Arsalan Kamkar au barbat – photo de KaveKiani (via wikicommons)
Plus qu’une simple forme régionale de la musique persane, la musique du Kurdistan iranien puise dans une histoire plusieurs fois millénaire et est aujourd’hui un élément important de l’identité kurde.

L’existence du peuple kurde et de son territoire remontent à la préhistoire. On trouve des références au « pays des Kurdes » à travers toute l’Antiquité, des Sumériens aux Romains. C’est en 1150 qu’un roi seldjoukide, le sultan Sanjar, emploie pour la première fois le nom de Kurdistan pour désigner une province. Après l’effondrement de l’Empire ottoman dans les années 1920, le Kurdistan est divisé et soumis à la domination des nations de la région : la Turquie, l’Iran, l’Irak et la Syrie. La plupart de ces pays vont réprimer durement toute velléité indépendantiste du peuple kurde, certains allant jusqu’à interdire et pourchasser sa langue et sa culture.

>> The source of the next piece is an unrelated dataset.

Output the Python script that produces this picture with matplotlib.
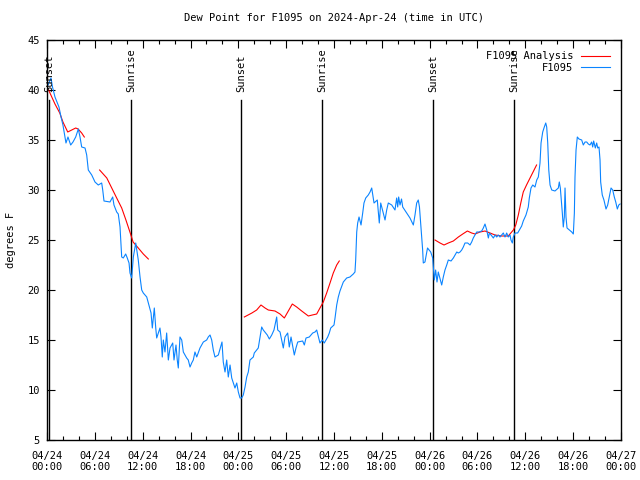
import matplotlib
matplotlib.use("Agg")
import matplotlib.pyplot as plt

# Tiempo en horas desde 2024-04-24 00:00 UTC
obs_hours = [0.13, 0.5, 0.69, 1.0, 1.5, 1.76, 2.0, 2.38, 2.63, 2.97, 3.26, 3.6, 3.93, 4.14, 4.35,
             4.77, 4.98, 5.18, 5.61, 6.02, 6.43, 6.86, 6.99, 7.15, 7.9, 8.24, 8.4, 8.74, 8.94,
             9.16, 9.37, 9.57, 9.87, 10.07, 10.29, 10.41, 10.62, 10.83, 11.13, 11.45, 11.67,
             11.88, 12.08, 12.51, 12.71, 13.05, 13.21, 13.46, 13.64, 13.76, 14.17, 14.3, 14.46,
             14.59, 14.8, 15.01, 15.22, 15.43, 15.77, 15.93, 16.18, 16.34, 16.47, 16.68, 16.9,
             17.1, 17.52, 17.72, 17.94, 18.15, 18.35, 18.56, 18.78, 19.19, 19.61, 20.03, 20.23,
             20.45, 20.66, 20.86, 21.07, 21.49, 21.95, 22.11, 22.33, 22.54, 22.74, 22.96, 23.17,
             23.58, 23.8, 24.0, 24.21, 24.42, 24.62, 24.84, 25.05, 25.25, 25.46, 25.88, 26.0,
             26.3, 26.5, 26.72, 26.93, 27.13, 27.63, 27.89, 28.19, 28.47, 28.81, 28.94, 29.23,
             29.44, 29.64, 29.85, 30.19, 30.39, 30.61, 31.02, 31.23, 31.45, 32.07, 32.28, 32.49,
             32.9, 33.33, 33.62, 33.83, 34.24, 34.53, 34.78, 35.21, 35.41, 35.59, 36.0, 36.13,
             36.34, 36.54, 36.75, 37.17, 37.59, 38.0, 38.42, 38.63, 38.72, 38.85, 38.97, 39.14,
             39.39, 39.6, 39.76, 39.98, 40.3, 40.52, 40.73, 41.02, 41.43, 41.68, 41.86, 42.4,
             42.61, 42.81, 43.24, 43.65, 43.86, 43.99, 44.11, 44.28, 44.47, 44.62, 45.12, 45.53,
             45.95, 46.16, 46.37, 46.57, 46.72, 46.87, 47.12, 47.2, 47.41, 47.73, 48.13, 48.38,
             48.58, 48.75, 48.92, 49.08, 49.51, 49.71, 49.92, 50.14, 50.34, 50.68, 50.97, 51.18,
             51.4, 51.6, 51.81, 52.02, 52.22, 52.43, 52.77, 53.06, 53.27, 53.47, 53.69, 53.9,
             54.19, 54.53, 54.73, 54.94, 55.16, 55.36, 55.49, 55.7, 55.99, 56.2, 56.41, 56.61,
             56.82, 57.03, 57.24, 57.45, 57.66, 57.86, 58.08, 58.2, 58.37, 58.49, 58.71, 59.04,
             59.33, 59.54, 59.74, 60.08, 60.37, 60.5, 60.71, 60.93, 61.21, 61.43, 61.63, 61.84,
             61.97, 62.18, 62.38, 62.56, 62.68, 62.81, 62.94, 63.1, 63.31, 63.72, 64.14, 64.26,
             64.39, 64.51, 64.64, 64.76, 64.89, 64.98, 65.1, 65.23, 65.52, 65.82, 66.02, 66.15,
             66.23, 66.36, 66.52, 66.73, 67.07, 67.27, 67.49, 67.7, 67.9, 68.11, 68.32, 68.45,
             68.57, 68.78, 68.95, 69.08, 69.24, 69.37, 69.45, 69.65, 69.86, 70.12, 70.33, 70.53,
             70.75, 70.96, 71.16, 71.34, 71.54, 71.72, 71.88]
obs_dewpt = [40.5, 41.2, 40.3, 39.3, 38.3, 37.3, 36.5, 34.7, 35.3, 34.5, 34.8, 35.3, 36.1, 35.3, 34.3,
             34.2, 33.5, 32.0, 31.5, 30.8, 30.5, 30.7, 30.0, 28.9, 28.8, 29.3, 28.5, 27.8, 27.6,
             26.3, 23.3, 23.2, 23.6, 23.2, 22.7, 21.7, 21.2, 23.3, 24.7, 23.0, 21.3,
             20.0, 19.7, 19.3, 18.7, 17.7, 16.2, 18.2, 16.2, 15.2, 16.2, 15.3, 13.3,
             15.0, 13.8, 15.7, 13.0, 14.2, 14.7, 13.0, 14.5, 13.0, 12.2, 15.3, 15.0,
             13.8, 13.2, 13.0, 12.3, 12.7, 13.0, 13.8, 13.3, 14.2, 14.8, 15.0, 15.3,
             15.5, 15.0, 14.0, 13.3, 13.5, 14.8, 12.8, 11.8, 13.0, 11.3, 12.5, 11.2,
             10.2, 10.7, 9.8, 9.2, 9.2, 9.5, 10.3, 11.3, 11.8, 13.0, 13.3, 13.7,
             14.0, 14.2, 15.3, 16.3, 16.0, 15.5, 15.1, 15.5, 16.0, 17.3, 16.0, 15.8,
             15.0, 14.2, 15.3, 15.7, 14.3, 15.3, 13.5, 14.2, 14.8, 14.9, 14.5, 15.2,
             15.3, 15.7, 15.8, 16.0, 14.7, 15.0, 14.7, 15.3, 15.7, 16.2, 16.5, 17.2,
             18.5, 19.3, 19.9, 20.8, 21.2, 21.3, 21.6, 21.8, 23.0, 25.8, 26.7, 27.3,
             26.5, 27.7, 28.7, 29.2, 29.5, 29.8, 30.2, 28.7, 29.0, 26.7, 28.7, 27.0,
             28.0, 28.7, 28.5, 28.0, 29.2, 28.3, 29.3, 28.5, 29.1, 28.3, 27.7, 27.2,
             26.5, 27.5, 28.7, 29.0, 28.3, 26.7, 24.0, 22.7, 22.8, 24.2, 23.8, 23.2,
             21.0, 22.0, 20.8, 21.8, 20.5, 21.3, 22.0, 22.5, 23.0, 22.9, 23.2, 23.5,
             23.8, 23.7, 23.8, 24.0, 24.3, 24.7, 24.7, 24.5, 24.8, 25.2, 25.5, 25.8,
             25.8, 25.9, 26.2, 26.6, 26.0, 25.2, 25.7, 25.5, 25.2, 25.5, 25.3, 25.5,
             25.3, 25.5, 25.7, 25.3, 25.7, 25.3, 25.5, 25.0, 24.7, 25.3, 25.7, 25.7,
             26.1, 26.4, 26.9, 27.5, 28.3, 29.2, 30.2, 30.5, 30.3, 31.0, 31.3, 32.7,
             34.7, 35.8, 36.3, 36.7, 36.3, 34.7, 32.0, 30.5, 30.0, 29.9, 30.2, 30.8,
             30.2, 29.0, 27.7, 26.3, 27.3, 30.2, 27.3, 26.2, 26.0, 25.8, 25.6, 27.7,
             31.3, 34.0, 35.3, 35.1, 35.0, 34.5, 34.8, 34.8, 34.6, 34.5, 34.8, 34.3,
             34.9, 34.2, 34.7, 34.2, 34.3, 33.0, 30.8, 29.5, 29.0, 28.1, 28.5, 29.3,
             30.2, 30.0, 29.3, 28.8, 28.1, 28.5, 28.6]

# Segmentos del análisis
ana_hours = [
    [0.2, 0.6, 1.0, 1.6, 2.0, 2.6, 3.1, 3.6, 3.9, 4.35, 4.68],
    [6.6, 7.5, 8.12, 8.74, 9.37, 9.9, 10.4, 10.8, 11.45, 12.08, 12.71],
    [24.75, 25.7, 26.3, 26.84, 27.35, 27.76, 28.6, 29.23, 29.77, 30.27, 30.77, 31.32,
     31.95, 32.78, 33.28, 33.83, 34.24, 34.66, 35.08, 35.5, 35.91, 36.34, 36.66],
    [48.67, 49.3, 49.8, 50.34, 50.97, 51.6, 52.15, 52.73, 53.27, 53.69, 54.32, 54.94,
     55.57, 56.2, 57.03, 57.86, 58.5, 58.8, 59.12, 59.43, 59.74, 60.15, 60.78, 61.41],
]
ana_dewpt = [
    [40.0, 39.3, 38.6, 37.7, 36.8, 35.8, 36.0, 36.2, 36.1, 35.7, 35.3],
    [32.0, 31.2, 30.2, 29.2, 28.2, 27.0, 25.8, 24.8, 24.2, 23.6, 23.1],
    [17.3, 17.7, 18.0, 18.5, 18.2, 18.0, 17.9, 17.6, 17.2, 17.9, 18.6, 18.3,
     17.9, 17.4, 17.5, 17.6, 18.2, 18.8, 19.7, 20.7, 21.7, 22.5, 22.9],
    [25.0, 24.7, 24.5, 24.7, 24.9, 25.3, 25.6, 25.9, 25.7, 25.6, 25.8, 25.9,
     25.7, 25.5, 25.4, 25.4, 26.0, 26.5, 27.5, 28.7, 29.8, 30.5, 31.5, 32.5],
]

sun_hours = [0.25, 10.54, 24.33, 34.5, 48.42, 58.58]
sun_labels = ["Sunset", "Sunrise", "Sunset", "Sunrise", "Sunset", "Sunrise"]

tick_hours = list(range(0, 73, 6))
tick_labels = ["04/24\n00:00", "04/24\n06:00", "04/24\n12:00", "04/24\n18:00",
               "04/25\n00:00", "04/25\n06:00", "04/25\n12:00", "04/25\n18:00",
               "04/26\n00:00", "04/26\n06:00", "04/26\n12:00", "04/26\n18:00",
               "04/27\n00:00"]

plt.rcParams['font.family'] = 'DejaVu Sans Mono'
plt.rcParams['font.size'] = 7.5

fig = plt.figure(figsize=(6.4, 4.8), dpi=100)
ax = fig.add_axes([47 / 640, 40 / 480, 574 / 640, 400 / 480])

# Líneas de amanecer / atardecer
for h, lab in zip(sun_hours, sun_labels):
    ax.plot([h, h], [5, 39], color='black', linewidth=1.0)
    ax.text(h, 39.8, lab, rotation=90, ha='center', va='bottom', fontsize=7.5)

for i, (hh, vv) in enumerate(zip(ana_hours, ana_dewpt)):
    ax.plot(hh, vv, color='#ff0000', linewidth=0.8,
            label='F1095 Analysis' if i == 0 else None)
ax.plot(obs_hours, obs_dewpt, color='#0a84ff', linewidth=0.8, label='F1095')

ax.set_xlim(0, 72)
ax.set_ylim(5, 45)
ax.set_xticks(tick_hours)
ax.set_xticklabels(tick_labels, linespacing=1.1)
ax.set_xticks(range(0, 73, 2), minor=True)
ax.set_yticks(range(5, 46, 5))
ax.tick_params(which='both', direction='in', top=True, right=True, colors='black')
ax.tick_params(which='major', length=6, width=0.8)
ax.tick_params(axis='x', which='major', pad=8)
ax.tick_params(axis='y', which='major', pad=5)
ax.tick_params(which='minor', length=3, width=0.8)
for s in ax.spines.values():
    s.set_linewidth(1.0)

ax.set_ylabel('degrees F', labelpad=8)
ax.set_title('Dew Point for F1095 on 2024-Apr-24 (time in UTC)', fontsize=7.5, pad=14)

leg = ax.legend(loc='upper right', frameon=False, markerfirst=False, alignment='right',
                handlelength=2.7, handletextpad=0.8, labelspacing=0.15,
                borderaxespad=0.7, fontsize=7.5)

fig.savefig('out.png', dpi=100)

La situation des Kurdes est très différente selon les régions, et selon les époques. Ainsi, après avoir été soutenus puis combattus par Saddam Hussein, les Kurdes irakiens jouissent aujourd’hui d’une certaine liberté dans une région autonome, au nord-ouest du pays, tandis que le Kurdistan turc alterne soulèvements et répression. Le cas de l’Iran est également complexe : s’il tolère la défense et la diffusion de la langue et de la culture kurde, il en interdit rigoureusement toute expression politique.

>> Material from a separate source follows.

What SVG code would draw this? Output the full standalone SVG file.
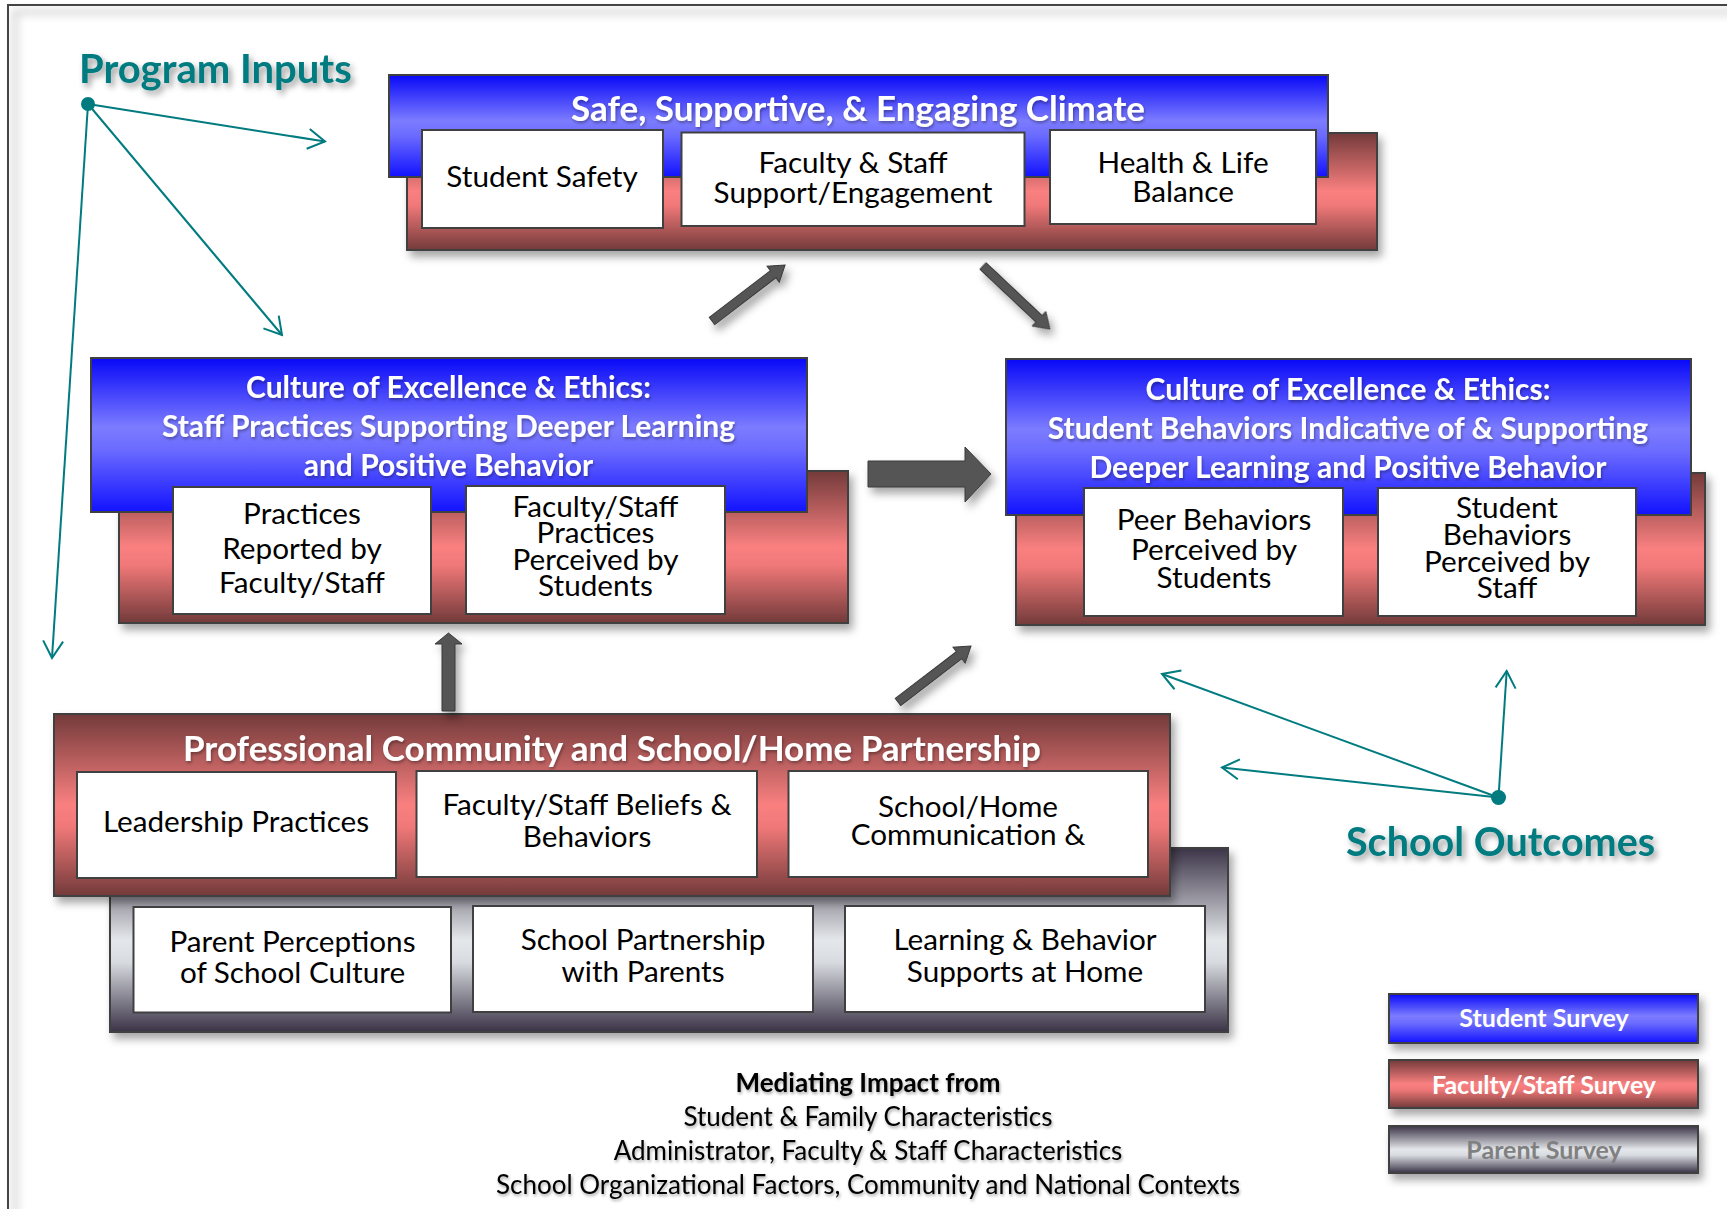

La musique traditionnelle kurde a pour origine un contexte tout à fait différent de la vie actuelle de la population. Elle fait référence à une époque où cette culture était avant tout rurale, en partie nomade, et souveraine. Ainsi la musique des bardes (dengbej, au service de l’aristocratie) et des ménestrels (stranbej, musiciens du peuple), et les textes des conteurs (çirokbej), se basent sur les épopées de figures historiques souvent très anciennes, et étaient autrefois interprétés pour le divertissement des cours féodales. Ce répertoire, auquel s’ajoute une tradition du chant d’amour, généralement malheureux, et de poésie érotique, est aujourd’hui encore soigneusement préservé et maintenu en vie. Les mélodies sont chantées avec beaucoup d’expressivité, en accentuant encore le tahrir, le trille caractéristique de la musique persane, parfois jusqu’à une forme de chant harmonique.

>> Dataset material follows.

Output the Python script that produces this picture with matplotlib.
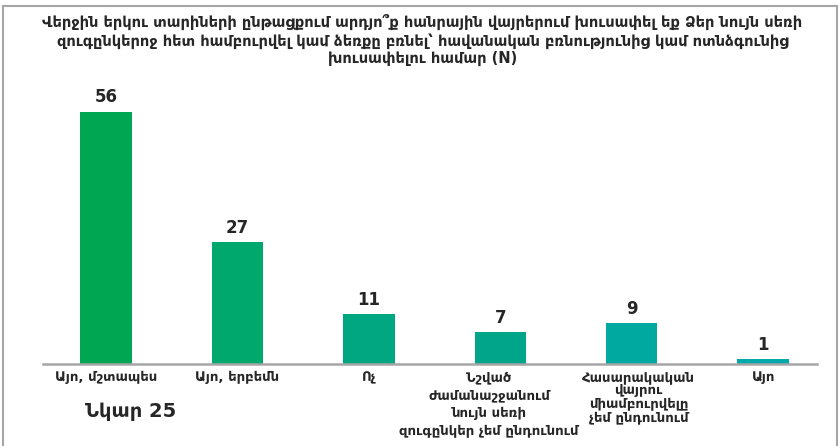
import matplotlib
matplotlib.use('Agg')
import matplotlib.pyplot as plt

plt.rcParams['font.family'] = ['DejaVu Sans Condensed', 'DejaVu Sans']

title = ('Վերջին երկու տարիների ընթացքում արդյո՞ք հանրային վայրերում խուսափել եք Ձեր նույն սեռի\n'
         'զուգընկերոջ հետ համբուրվել կամ ձեռքը բռնել՝ հավանական բռնությունից կամ ոտնձգունից\n'
         'խուսափելու համար (N)')

categories = ['Այո, մշտապես',
              'Այո, երբեմն',
              'Ոչ',
              'Նշված\nժամանաշջանում\nնույն սեռի\nզուգընկեր չեմ ընդունում',
              'Հասարակական\nվայրու\nմիամբուրվելը\nչեմ ընդունում',
              'Այո']
values = [56, 27, 11, 7, 9, 1]
colors = ['#00a651', '#00a86d', '#00a780', '#00a58a', '#00a99f', '#00aaab']

fig = plt.figure(figsize=(8.4, 4.46), dpi=100)

# outer frame (no bottom edge)
fig.add_artist(plt.Line2D([0.004, 0.004], [0, 0.987], color='#a6a6a6', lw=1.5))
fig.add_artist(plt.Line2D([0.004, 0.996], [0.987, 0.987], color='#a6a6a6', lw=1.5))
fig.add_artist(plt.Line2D([0.996, 0.996], [0, 0.987], color='#a6a6a6', lw=1.5))

ax = fig.add_axes([0.0512, 0.1839, 0.9214, 0.6054])
x = list(range(len(values)))
bars = ax.bar(x, values, width=0.39, color=colors, zorder=2)
ax.set_xlim(-0.48, 5.41)
ax.set_ylim(0, 60)

for b, v in zip(bars, values):
    ax.annotate(str(v), (b.get_x() + b.get_width() / 2, v), xytext=(0, 4),
                textcoords='offset points', ha='center', va='bottom',
                fontsize=12, fontweight='bold', color='#262626',
                family='DejaVu Sans')

for s in ['top', 'right', 'left']:
    ax.spines[s].set_visible(False)
ax.spines['bottom'].set_color('#a6a6a6')
ax.spines['bottom'].set_linewidth(1.8)
ax.set_yticks([])
ax.set_xticks([])

# category labels; the 4th and 5th are nudged apart like in the original
shift = [0, 0, 0, -8, 5, 0]
spacing = [1.1, 1.1, 1.1, 1.5, 1.05, 1.1]
for i, cat in enumerate(categories):
    ax.annotate(cat, (i, 0), xycoords=('data', 'axes fraction'),
                xytext=(shift[i], -5), textcoords='offset points',
                ha='center', va='top', fontsize=9.5, fontweight='bold',
                color='#262626', linespacing=spacing[i])

fig.text(0.503, 0.968, title, ha='center', va='top', fontsize=10.5,
         fontweight='bold', color='#262626', linespacing=1.2)
fig.text(0.101, 0.078, 'Նկար 25', ha='left', va='center', fontsize=14,
         fontweight='bold', color='#262626', family='DejaVu Sans')

fig.savefig('out.png', dpi=100)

Une autre part importante de la musique kurde est la musique des villages : chants de travail, musiques et danses de fête, musique des mariages et des enterrements. Principalement vocale, elle est accompagnée d’instruments comme le hautbois zurna, la flûte boor et le ney shimsal, et de diverses percussions – le tambour sur cadre daf, le tambour dhol etc. – auxquelles s’ajoute parfois le balaban (équivalent du duduk en Arménie), le tanbur (proche du saz), le barbat (proche de l’oud) et la lyre kamânche.  


La musique religieuse, outre celle de l’islam, centrée sur la cantillation, et celles des rituels soufis, est également caractérisée par celle des cultes zoroastriens et celle des Yazidis et des Yarsani. Si le zoroastrisme est également pratiqué en Inde, les deux autres minorités religieuses sont principalement d’origine kurde.


La musique savante comme populaire utilise des modes, ou maqam, similaires à ceux de la musique persane avec une très nette préférence pour le mode dit kurdi, proche du mode dorien. La musique kurde établit moins de distinctions que celle de l’Iran entre musique savante et populaire.


La survie de la musique kurde est une question éminemment politique, et elle se diffuse avant tout selon une transmission orale, même si aujourd’hui la région autonome kurde en Irak possède des stations de TV et de radios soutenant la langue et la culture kurde. Les autres régions se tournent elles vers les radios pirates ou aujourd’hui, vers l’internet.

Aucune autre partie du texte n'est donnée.